Work to complete
Leave the pictures out and quote every line from the start of the listing to the line with "fig.patch.set_facecolor('white')", inclusive.

===

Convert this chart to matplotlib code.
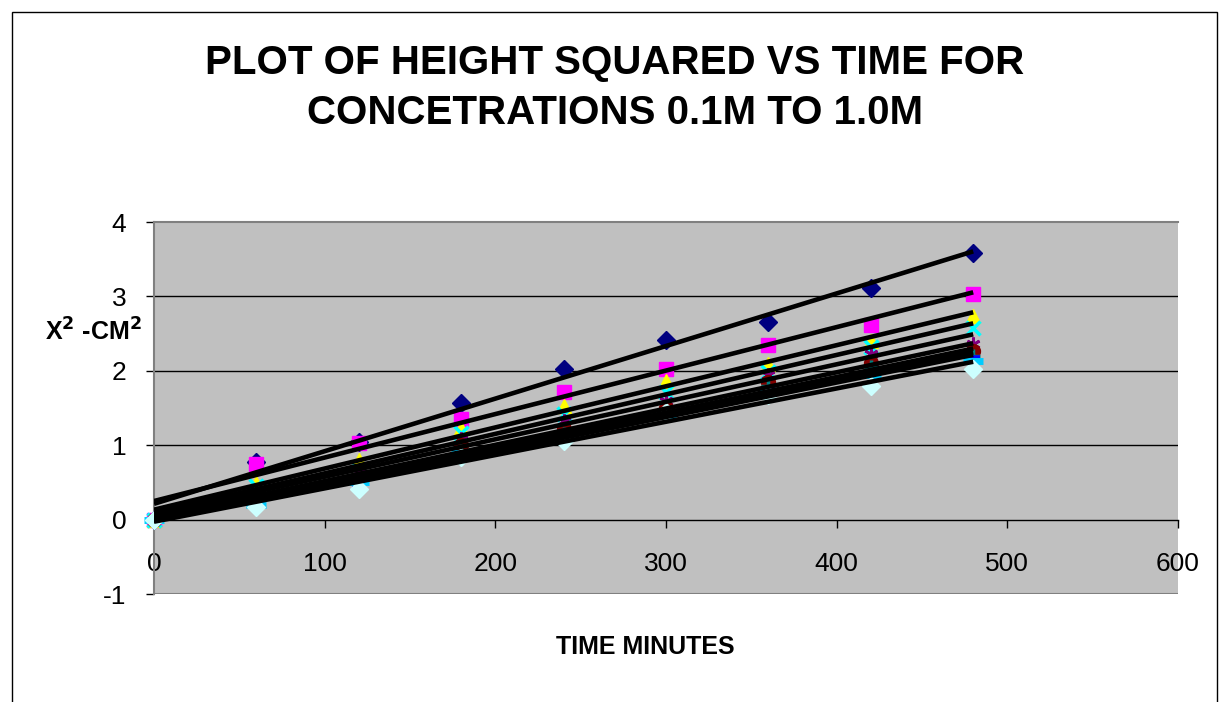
import numpy as np
import matplotlib
matplotlib.use("Agg")
import matplotlib.pyplot as plt
from matplotlib.patches import Rectangle

plt.rcParams['font.family'] = ['Liberation Sans', 'DejaVu Sans']
plt.rcParams['axes.unicode_minus'] = False

# ==========================================
# DATA: time (minutes) and height squared (cm^2) per concentration
# ==========================================
time_min = [0, 60, 120, 180, 240, 300, 360, 420, 480]

conc_01 = [0, 0.77, 1.04, 1.57, 2.03, 2.42, 2.65, 3.11, 3.59]
conc_02 = [0, 0.75, 1.03, 1.35, 1.72, 2.02, 2.35, 2.62, 3.03]
conc_03 = [0, 0.49, 0.80, 1.23, 1.53, 1.86, 2.09, 2.40, 2.74]
conc_04 = [0, 0.45, 0.65, 1.17, 1.42, 1.72, 1.98, 2.32, 2.57]
conc_05 = [0, 0.38, 0.62, 1.08, 1.32, 1.60, 1.95, 2.22, 2.36]
conc_06 = [0, 0.31, 0.55, 1.00, 1.22, 1.50, 1.85, 2.10, 2.27]
conc_07 = [0, 0.28, 0.52, 0.92, 1.15, 1.45, 1.80, 2.05, 2.20]
conc_08 = [0, 0.22, 0.48, 0.90, 1.12, 1.42, 1.75, 1.97, 2.17]
conc_09 = [0, 0.20, 0.50, 0.90, 1.10, 1.40, 1.72, 1.95, 2.13]
conc_10 = [0, 0.17, 0.41, 0.84, 1.05, 1.45, 1.68, 1.80, 2.02]

series = [conc_01, conc_02, conc_03, conc_04, conc_05,
          conc_06, conc_07, conc_08, conc_09, conc_10]

title_lines = ['PLOT OF HEIGHT SQUARED VS TIME FOR', 'CONCETRATIONS 0.1M TO 1.0M']

# Excel-97 default series styles
styles = [
    dict(marker='D', color='#000080', ms=9),
    dict(marker='s', color='#FF00FF', ms=10),
    dict(marker='^', color='#FFFF00', ms=10),
    dict(marker='x', color='#00FFFF', ms=10, mew=2.5),
    dict(marker=(6, 2, 0), color='#800080', ms=10, mew=2),
    dict(marker='o', color='#800000', ms=10),
    dict(marker='+', color='#008080', ms=10, mew=2.5),
    dict(marker='_', color='#0000FF', ms=10, mew=4),
    dict(marker='_', color='#00CCFF', ms=14, mew=5),
    dict(marker='D', color='#CCFFFF', ms=9),
]

W, H = 1219, 702
fig = plt.figure(figsize=(W / 100, H / 100), dpi=100)
fig.patch.set_facecolor('white')

# chart-area frame (bottom edge falls outside the picture)
fig.patches.append(Rectangle((12 / W, -0.05), (1217 - 12) / W, (H - 12) / H + 0.05,
                             transform=fig.transFigure, fill=False,
                             edgecolor='black', linewidth=1.0))

ax = fig.add_axes([154 / W, (H - 594) / H, 1024 / W, 372 / H])
ax.set_facecolor('#C0C0C0')

x = np.array(time_min, dtype=float)
for ys, st in zip(series, styles):
    ys = np.array(ys, dtype=float)
    ax.plot(x, ys, linestyle='none', marker=st['marker'], color=st['color'],
            markersize=st['ms'], markeredgewidth=st.get('mew', 1),
            markeredgecolor=st['color'], zorder=3, clip_on=False)

# linear trendlines drawn over the markers
for ys in series:
    k, b = np.polyfit(x, np.array(ys, dtype=float), 1)
    ax.plot([x[0], x[-1]], [b, k * x[-1] + b], color='black', linewidth=3.3,
            solid_capstyle='butt', zorder=4)

ax.set_xlim(0, 600)
ax.set_ylim(-1, 4)
ax.set_xticks(np.arange(0, 601, 100))
ax.set_yticks(np.arange(-1, 5, 1))

for yv in [1, 2, 3]:
    ax.axhline(yv, color='black', linewidth=1.0, zorder=1)
ax.axhline(-1, color='#808080', linewidth=1.5, zorder=1)

ax.spines['left'].set_color('#808080')
ax.spines['left'].set_linewidth(1.5)
ax.spines['top'].set_color('#808080')
ax.spines['top'].set_linewidth(1.5)
ax.spines['right'].set_visible(False)
ax.spines['bottom'].set_position(('data', 0))
ax.spines['bottom'].set_color('black')
ax.spines['bottom'].set_linewidth(1.0)

ax.tick_params(axis='y', direction='out', length=6, width=1, color='black',
               labelsize=19, pad=14)
ax.tick_params(axis='x', direction='out', length=6, width=1, color='black',
               labelsize=19, pad=17)

fig.text(645 / W, 1 - 647 / H, 'TIME MINUTES', ha='center', va='center',
         fontsize=18, fontweight='bold')
ax.text(-0.0117, 0.704, 'X$^\\mathbf{2}$ -CM$^\\mathbf{2}$', transform=ax.transAxes,
        ha='right', va='center', fontsize=18, fontweight='bold')

for line, ypx in zip(title_lines, [63, 113]):
    fig.text(615 / W, 1 - ypx / H, line, ha='center', va='center',
             fontsize=29, fontweight='bold')

fig.savefig('out.png', dpi=100)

===

Task solution
Convert this chart to matplotlib code.
import numpy as np
import matplotlib
matplotlib.use("Agg")
import matplotlib.pyplot as plt
from matplotlib.patches import Rectangle

plt.rcParams['font.family'] = ['Liberation Sans', 'DejaVu Sans']
plt.rcParams['axes.unicode_minus'] = False

# ==========================================
# DATA: time (minutes) and height squared (cm^2) per concentration
# ==========================================
time_min = [0, 60, 120, 180, 240, 300, 360, 420, 480]

conc_01 = [0, 0.77, 1.04, 1.57, 2.03, 2.42, 2.65, 3.11, 3.59]
conc_02 = [0, 0.75, 1.03, 1.35, 1.72, 2.02, 2.35, 2.62, 3.03]
conc_03 = [0, 0.49, 0.80, 1.23, 1.53, 1.86, 2.09, 2.40, 2.74]
conc_04 = [0, 0.45, 0.65, 1.17, 1.42, 1.72, 1.98, 2.32, 2.57]
conc_05 = [0, 0.38, 0.62, 1.08, 1.32, 1.60, 1.95, 2.22, 2.36]
conc_06 = [0, 0.31, 0.55, 1.00, 1.22, 1.50, 1.85, 2.10, 2.27]
conc_07 = [0, 0.28, 0.52, 0.92, 1.15, 1.45, 1.80, 2.05, 2.20]
conc_08 = [0, 0.22, 0.48, 0.90, 1.12, 1.42, 1.75, 1.97, 2.17]
conc_09 = [0, 0.20, 0.50, 0.90, 1.10, 1.40, 1.72, 1.95, 2.13]
conc_10 = [0, 0.17, 0.41, 0.84, 1.05, 1.45, 1.68, 1.80, 2.02]

series = [conc_01, conc_02, conc_03, conc_04, conc_05,
          conc_06, conc_07, conc_08, conc_09, conc_10]

title_lines = ['PLOT OF HEIGHT SQUARED VS TIME FOR', 'CONCETRATIONS 0.1M TO 1.0M']

# Excel-97 default series styles
styles = [
    dict(marker='D', color='#000080', ms=9),
    dict(marker='s', color='#FF00FF', ms=10),
    dict(marker='^', color='#FFFF00', ms=10),
    dict(marker='x', color='#00FFFF', ms=10, mew=2.5),
    dict(marker=(6, 2, 0), color='#800080', ms=10, mew=2),
    dict(marker='o', color='#800000', ms=10),
    dict(marker='+', color='#008080', ms=10, mew=2.5),
    dict(marker='_', color='#0000FF', ms=10, mew=4),
    dict(marker='_', color='#00CCFF', ms=14, mew=5),
    dict(marker='D', color='#CCFFFF', ms=9),
]

W, H = 1219, 702
fig = plt.figure(figsize=(W / 100, H / 100), dpi=100)
fig.patch.set_facecolor('white')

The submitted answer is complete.